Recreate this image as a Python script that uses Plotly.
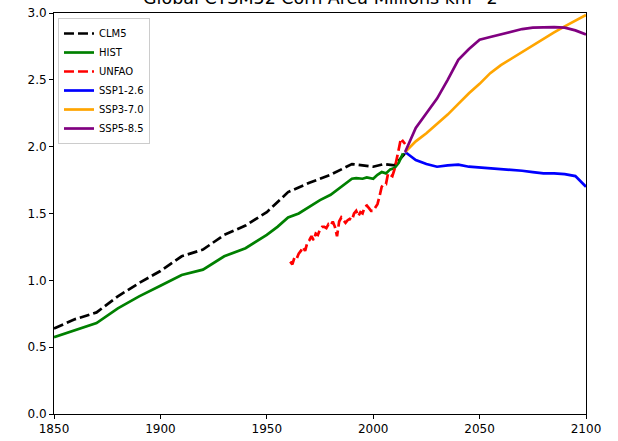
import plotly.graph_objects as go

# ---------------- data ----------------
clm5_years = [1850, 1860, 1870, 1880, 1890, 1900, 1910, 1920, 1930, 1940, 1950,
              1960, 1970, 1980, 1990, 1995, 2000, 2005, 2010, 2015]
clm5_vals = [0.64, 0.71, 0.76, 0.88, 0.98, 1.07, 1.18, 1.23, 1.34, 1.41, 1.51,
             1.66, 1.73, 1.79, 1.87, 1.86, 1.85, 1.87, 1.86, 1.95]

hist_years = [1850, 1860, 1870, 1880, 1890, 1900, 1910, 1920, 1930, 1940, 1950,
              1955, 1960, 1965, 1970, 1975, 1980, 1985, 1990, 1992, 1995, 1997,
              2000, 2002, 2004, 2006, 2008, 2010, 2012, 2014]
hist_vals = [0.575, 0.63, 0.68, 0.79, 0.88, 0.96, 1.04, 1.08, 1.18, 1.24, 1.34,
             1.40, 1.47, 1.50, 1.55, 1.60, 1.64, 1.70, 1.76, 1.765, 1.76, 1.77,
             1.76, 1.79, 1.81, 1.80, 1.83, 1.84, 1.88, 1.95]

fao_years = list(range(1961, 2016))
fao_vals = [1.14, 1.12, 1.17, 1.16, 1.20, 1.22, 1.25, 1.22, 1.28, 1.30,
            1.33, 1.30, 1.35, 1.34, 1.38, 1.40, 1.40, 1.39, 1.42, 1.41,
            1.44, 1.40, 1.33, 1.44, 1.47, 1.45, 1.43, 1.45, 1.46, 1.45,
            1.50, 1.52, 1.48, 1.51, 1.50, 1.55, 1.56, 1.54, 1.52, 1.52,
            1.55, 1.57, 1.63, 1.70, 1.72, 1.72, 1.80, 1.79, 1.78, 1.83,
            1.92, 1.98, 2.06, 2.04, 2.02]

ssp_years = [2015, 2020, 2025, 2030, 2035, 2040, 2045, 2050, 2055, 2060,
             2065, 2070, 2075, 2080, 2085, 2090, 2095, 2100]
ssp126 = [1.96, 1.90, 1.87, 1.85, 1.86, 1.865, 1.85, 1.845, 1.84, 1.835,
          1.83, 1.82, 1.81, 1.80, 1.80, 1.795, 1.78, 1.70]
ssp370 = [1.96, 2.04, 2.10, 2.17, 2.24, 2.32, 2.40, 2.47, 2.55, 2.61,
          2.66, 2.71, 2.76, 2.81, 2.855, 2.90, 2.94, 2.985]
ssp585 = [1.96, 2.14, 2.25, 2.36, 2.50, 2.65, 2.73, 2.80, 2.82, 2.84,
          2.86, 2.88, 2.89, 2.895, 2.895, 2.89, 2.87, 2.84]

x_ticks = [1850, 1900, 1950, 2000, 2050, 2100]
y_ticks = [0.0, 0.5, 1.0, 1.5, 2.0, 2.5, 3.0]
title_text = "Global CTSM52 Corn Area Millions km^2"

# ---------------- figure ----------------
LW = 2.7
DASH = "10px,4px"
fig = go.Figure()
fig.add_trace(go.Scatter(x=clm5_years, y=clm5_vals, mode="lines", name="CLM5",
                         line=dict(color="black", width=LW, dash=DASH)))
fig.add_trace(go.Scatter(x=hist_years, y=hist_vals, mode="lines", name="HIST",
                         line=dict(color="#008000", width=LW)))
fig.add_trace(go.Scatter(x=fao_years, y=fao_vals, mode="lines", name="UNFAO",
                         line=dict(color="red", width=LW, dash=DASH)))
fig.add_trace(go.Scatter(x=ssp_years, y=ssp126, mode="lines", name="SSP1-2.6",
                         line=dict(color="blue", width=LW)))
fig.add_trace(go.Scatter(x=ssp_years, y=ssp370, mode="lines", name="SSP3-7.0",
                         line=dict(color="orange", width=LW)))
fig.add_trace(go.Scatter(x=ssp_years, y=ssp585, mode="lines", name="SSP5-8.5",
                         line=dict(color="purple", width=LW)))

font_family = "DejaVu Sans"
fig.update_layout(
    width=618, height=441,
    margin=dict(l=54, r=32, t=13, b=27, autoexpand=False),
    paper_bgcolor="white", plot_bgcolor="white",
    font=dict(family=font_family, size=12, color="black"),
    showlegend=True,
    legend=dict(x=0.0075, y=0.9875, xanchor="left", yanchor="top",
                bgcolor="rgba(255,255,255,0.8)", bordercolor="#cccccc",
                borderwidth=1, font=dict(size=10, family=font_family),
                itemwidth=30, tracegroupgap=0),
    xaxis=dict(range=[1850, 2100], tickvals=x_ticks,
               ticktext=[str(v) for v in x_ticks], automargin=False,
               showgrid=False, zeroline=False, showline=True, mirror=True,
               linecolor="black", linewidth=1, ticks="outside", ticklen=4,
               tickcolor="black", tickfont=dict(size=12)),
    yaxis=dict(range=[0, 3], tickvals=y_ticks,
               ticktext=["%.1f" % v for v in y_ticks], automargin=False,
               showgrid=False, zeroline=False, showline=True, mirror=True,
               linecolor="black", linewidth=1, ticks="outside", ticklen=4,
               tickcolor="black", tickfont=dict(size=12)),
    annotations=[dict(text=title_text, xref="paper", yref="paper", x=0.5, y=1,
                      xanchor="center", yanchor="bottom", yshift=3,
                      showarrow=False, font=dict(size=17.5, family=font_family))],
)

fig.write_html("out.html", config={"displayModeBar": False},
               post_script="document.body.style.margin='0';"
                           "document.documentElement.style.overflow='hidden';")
==
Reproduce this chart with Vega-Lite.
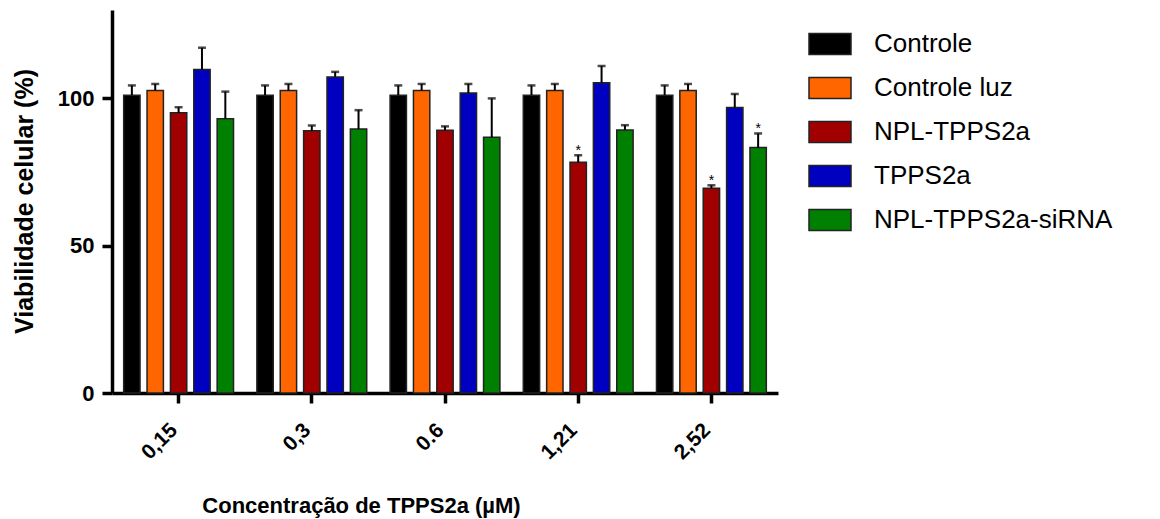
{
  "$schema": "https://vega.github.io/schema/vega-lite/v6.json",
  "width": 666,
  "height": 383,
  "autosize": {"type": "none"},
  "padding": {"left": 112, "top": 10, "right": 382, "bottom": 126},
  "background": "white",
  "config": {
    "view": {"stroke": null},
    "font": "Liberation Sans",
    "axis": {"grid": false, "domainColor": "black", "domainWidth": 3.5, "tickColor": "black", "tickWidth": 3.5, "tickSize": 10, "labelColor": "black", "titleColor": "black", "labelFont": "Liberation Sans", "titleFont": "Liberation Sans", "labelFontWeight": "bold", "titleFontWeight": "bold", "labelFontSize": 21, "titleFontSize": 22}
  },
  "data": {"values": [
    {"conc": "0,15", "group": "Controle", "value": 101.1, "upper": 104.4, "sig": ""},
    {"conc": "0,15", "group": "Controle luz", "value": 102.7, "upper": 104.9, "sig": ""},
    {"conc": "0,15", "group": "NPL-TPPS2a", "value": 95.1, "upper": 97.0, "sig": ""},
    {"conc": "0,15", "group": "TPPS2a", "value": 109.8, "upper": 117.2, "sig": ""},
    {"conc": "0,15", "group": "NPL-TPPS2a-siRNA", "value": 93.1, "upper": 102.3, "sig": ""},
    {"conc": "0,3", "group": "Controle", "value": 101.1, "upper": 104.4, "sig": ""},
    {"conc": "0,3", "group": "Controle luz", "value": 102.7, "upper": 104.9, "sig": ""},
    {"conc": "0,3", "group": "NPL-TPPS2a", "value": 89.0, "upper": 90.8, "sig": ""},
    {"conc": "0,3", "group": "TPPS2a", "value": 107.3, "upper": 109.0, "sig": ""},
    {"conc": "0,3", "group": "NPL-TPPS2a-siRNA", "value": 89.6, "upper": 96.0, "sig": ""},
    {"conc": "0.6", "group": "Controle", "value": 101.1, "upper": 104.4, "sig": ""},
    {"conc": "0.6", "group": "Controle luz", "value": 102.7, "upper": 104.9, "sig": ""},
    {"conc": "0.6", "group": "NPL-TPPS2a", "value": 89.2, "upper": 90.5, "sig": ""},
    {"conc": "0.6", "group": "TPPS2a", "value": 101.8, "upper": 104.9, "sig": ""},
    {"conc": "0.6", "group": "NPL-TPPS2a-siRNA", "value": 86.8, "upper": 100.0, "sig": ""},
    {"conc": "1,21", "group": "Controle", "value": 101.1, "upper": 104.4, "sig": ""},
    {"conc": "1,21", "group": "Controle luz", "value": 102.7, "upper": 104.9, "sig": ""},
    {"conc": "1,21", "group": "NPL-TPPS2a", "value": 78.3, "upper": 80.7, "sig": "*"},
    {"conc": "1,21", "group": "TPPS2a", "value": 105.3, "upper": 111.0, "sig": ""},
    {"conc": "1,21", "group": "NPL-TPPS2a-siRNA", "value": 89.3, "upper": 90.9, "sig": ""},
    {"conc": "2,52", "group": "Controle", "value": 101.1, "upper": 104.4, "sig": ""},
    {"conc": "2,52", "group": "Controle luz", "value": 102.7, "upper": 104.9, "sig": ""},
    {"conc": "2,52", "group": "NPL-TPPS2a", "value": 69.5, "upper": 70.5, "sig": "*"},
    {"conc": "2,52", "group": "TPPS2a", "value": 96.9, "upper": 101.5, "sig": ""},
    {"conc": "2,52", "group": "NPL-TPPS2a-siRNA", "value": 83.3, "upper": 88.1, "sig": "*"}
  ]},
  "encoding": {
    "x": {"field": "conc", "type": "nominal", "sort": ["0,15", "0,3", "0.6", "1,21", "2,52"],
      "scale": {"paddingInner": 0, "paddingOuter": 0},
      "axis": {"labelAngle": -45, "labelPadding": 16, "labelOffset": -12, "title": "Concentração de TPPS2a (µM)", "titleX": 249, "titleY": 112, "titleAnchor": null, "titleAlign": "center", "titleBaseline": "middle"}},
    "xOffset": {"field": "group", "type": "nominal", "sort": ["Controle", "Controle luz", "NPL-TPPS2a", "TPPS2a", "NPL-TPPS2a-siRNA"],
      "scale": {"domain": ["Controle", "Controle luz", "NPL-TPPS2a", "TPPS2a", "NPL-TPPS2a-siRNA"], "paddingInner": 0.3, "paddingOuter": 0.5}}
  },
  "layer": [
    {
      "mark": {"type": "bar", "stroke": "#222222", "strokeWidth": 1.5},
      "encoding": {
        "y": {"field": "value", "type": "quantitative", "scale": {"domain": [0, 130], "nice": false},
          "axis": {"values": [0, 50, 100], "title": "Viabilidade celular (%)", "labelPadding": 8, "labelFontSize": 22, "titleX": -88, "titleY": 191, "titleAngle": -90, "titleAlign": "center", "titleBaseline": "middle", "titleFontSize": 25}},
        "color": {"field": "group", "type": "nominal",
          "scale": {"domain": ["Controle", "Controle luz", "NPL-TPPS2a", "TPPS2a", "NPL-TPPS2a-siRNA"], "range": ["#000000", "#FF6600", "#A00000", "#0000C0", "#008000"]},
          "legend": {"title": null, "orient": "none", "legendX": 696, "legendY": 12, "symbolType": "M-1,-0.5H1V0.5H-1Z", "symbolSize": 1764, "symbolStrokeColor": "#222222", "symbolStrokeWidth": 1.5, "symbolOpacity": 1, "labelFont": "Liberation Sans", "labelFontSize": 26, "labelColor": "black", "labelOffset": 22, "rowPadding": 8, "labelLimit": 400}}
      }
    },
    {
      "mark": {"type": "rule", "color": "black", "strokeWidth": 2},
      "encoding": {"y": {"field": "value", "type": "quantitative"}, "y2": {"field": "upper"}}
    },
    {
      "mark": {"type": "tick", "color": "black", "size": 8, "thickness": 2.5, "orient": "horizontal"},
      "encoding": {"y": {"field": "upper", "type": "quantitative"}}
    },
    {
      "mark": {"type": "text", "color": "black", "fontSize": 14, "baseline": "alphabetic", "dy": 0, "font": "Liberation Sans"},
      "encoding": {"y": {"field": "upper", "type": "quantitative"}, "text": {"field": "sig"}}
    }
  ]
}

*THE EXERCISE*
Exactly reproduce the lines from the line holding "Recreate this image" through the line holding "CTSM52 Corn Area", and only those; pictures are to be left out.

*SOLVED EXERCISE*
Recreate this image as a Python script that uses Plotly.
import plotly.graph_objects as go

# ---------------- data ----------------
clm5_years = [1850, 1860, 1870, 1880, 1890, 1900, 1910, 1920, 1930, 1940, 1950,
              1960, 1970, 1980, 1990, 1995, 2000, 2005, 2010, 2015]
clm5_vals = [0.64, 0.71, 0.76, 0.88, 0.98, 1.07, 1.18, 1.23, 1.34, 1.41, 1.51,
             1.66, 1.73, 1.79, 1.87, 1.86, 1.85, 1.87, 1.86, 1.95]

hist_years = [1850, 1860, 1870, 1880, 1890, 1900, 1910, 1920, 1930, 1940, 1950,
              1955, 1960, 1965, 1970, 1975, 1980, 1985, 1990, 1992, 1995, 1997,
              2000, 2002, 2004, 2006, 2008, 2010, 2012, 2014]
hist_vals = [0.575, 0.63, 0.68, 0.79, 0.88, 0.96, 1.04, 1.08, 1.18, 1.24, 1.34,
             1.40, 1.47, 1.50, 1.55, 1.60, 1.64, 1.70, 1.76, 1.765, 1.76, 1.77,
             1.76, 1.79, 1.81, 1.80, 1.83, 1.84, 1.88, 1.95]

fao_years = list(range(1961, 2016))
fao_vals = [1.14, 1.12, 1.17, 1.16, 1.20, 1.22, 1.25, 1.22, 1.28, 1.30,
            1.33, 1.30, 1.35, 1.34, 1.38, 1.40, 1.40, 1.39, 1.42, 1.41,
            1.44, 1.40, 1.33, 1.44, 1.47, 1.45, 1.43, 1.45, 1.46, 1.45,
            1.50, 1.52, 1.48, 1.51, 1.50, 1.55, 1.56, 1.54, 1.52, 1.52,
            1.55, 1.57, 1.63, 1.70, 1.72, 1.72, 1.80, 1.79, 1.78, 1.83,
            1.92, 1.98, 2.06, 2.04, 2.02]

ssp_years = [2015, 2020, 2025, 2030, 2035, 2040, 2045, 2050, 2055, 2060,
             2065, 2070, 2075, 2080, 2085, 2090, 2095, 2100]
ssp126 = [1.96, 1.90, 1.87, 1.85, 1.86, 1.865, 1.85, 1.845, 1.84, 1.835,
          1.83, 1.82, 1.81, 1.80, 1.80, 1.795, 1.78, 1.70]
ssp370 = [1.96, 2.04, 2.10, 2.17, 2.24, 2.32, 2.40, 2.47, 2.55, 2.61,
          2.66, 2.71, 2.76, 2.81, 2.855, 2.90, 2.94, 2.985]
ssp585 = [1.96, 2.14, 2.25, 2.36, 2.50, 2.65, 2.73, 2.80, 2.82, 2.84,
          2.86, 2.88, 2.89, 2.895, 2.895, 2.89, 2.87, 2.84]

x_ticks = [1850, 1900, 1950, 2000, 2050, 2100]
y_ticks = [0.0, 0.5, 1.0, 1.5, 2.0, 2.5, 3.0]
title_text = "Global CTSM52 Corn Area Millions km^2"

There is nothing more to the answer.